* Task *
Lift out all lines below that contain "seaborn".
## BEGIN
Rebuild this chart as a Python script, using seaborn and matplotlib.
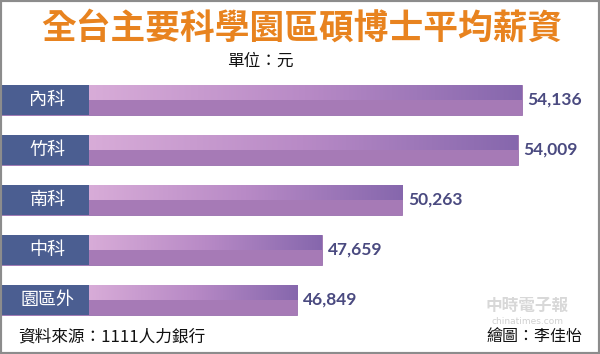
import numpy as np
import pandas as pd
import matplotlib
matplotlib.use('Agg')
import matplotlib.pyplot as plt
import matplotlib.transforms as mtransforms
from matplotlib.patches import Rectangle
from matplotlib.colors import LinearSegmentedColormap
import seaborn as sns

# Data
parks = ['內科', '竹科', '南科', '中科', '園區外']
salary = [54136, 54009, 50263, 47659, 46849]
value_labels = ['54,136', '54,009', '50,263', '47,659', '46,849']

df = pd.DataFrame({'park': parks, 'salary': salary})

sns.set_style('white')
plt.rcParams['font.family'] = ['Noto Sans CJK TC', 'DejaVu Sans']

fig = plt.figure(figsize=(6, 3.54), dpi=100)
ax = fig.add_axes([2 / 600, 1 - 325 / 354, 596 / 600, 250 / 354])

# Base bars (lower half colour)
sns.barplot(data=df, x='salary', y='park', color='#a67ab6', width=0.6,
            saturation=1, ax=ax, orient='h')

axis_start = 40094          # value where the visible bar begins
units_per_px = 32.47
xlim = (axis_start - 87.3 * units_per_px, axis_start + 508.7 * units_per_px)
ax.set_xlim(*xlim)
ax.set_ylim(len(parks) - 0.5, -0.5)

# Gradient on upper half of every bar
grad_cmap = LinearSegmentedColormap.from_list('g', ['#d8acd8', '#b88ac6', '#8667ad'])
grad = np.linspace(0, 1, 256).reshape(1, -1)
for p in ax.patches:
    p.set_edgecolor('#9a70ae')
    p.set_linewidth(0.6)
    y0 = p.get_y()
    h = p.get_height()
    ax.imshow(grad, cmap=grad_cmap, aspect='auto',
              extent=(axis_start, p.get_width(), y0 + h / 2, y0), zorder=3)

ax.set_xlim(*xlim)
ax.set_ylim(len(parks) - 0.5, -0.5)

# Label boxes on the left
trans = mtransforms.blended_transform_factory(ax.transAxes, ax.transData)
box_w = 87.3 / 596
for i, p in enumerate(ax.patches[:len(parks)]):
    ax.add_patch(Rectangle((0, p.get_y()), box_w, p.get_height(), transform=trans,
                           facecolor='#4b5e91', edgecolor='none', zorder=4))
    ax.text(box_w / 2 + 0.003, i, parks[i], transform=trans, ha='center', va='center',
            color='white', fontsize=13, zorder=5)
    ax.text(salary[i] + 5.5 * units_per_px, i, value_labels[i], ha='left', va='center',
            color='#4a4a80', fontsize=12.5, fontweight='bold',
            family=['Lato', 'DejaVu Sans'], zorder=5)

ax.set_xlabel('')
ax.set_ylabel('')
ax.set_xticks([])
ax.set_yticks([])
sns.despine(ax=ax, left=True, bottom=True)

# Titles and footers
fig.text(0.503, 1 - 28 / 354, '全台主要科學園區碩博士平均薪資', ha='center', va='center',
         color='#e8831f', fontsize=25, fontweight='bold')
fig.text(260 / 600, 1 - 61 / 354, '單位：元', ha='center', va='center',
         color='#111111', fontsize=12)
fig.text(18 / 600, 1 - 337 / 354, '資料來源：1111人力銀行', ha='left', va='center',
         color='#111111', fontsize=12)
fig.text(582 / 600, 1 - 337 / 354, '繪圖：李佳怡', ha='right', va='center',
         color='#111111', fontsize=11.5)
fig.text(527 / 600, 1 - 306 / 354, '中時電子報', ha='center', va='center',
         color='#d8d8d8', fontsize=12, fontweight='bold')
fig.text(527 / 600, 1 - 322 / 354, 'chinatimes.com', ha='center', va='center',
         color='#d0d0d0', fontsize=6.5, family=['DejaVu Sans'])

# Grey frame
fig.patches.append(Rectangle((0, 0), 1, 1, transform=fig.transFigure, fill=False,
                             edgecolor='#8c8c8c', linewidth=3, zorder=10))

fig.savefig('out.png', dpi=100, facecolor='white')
## END
* Correct response *
Rebuild this chart as a Python script, using seaborn and matplotlib.
import seaborn as sns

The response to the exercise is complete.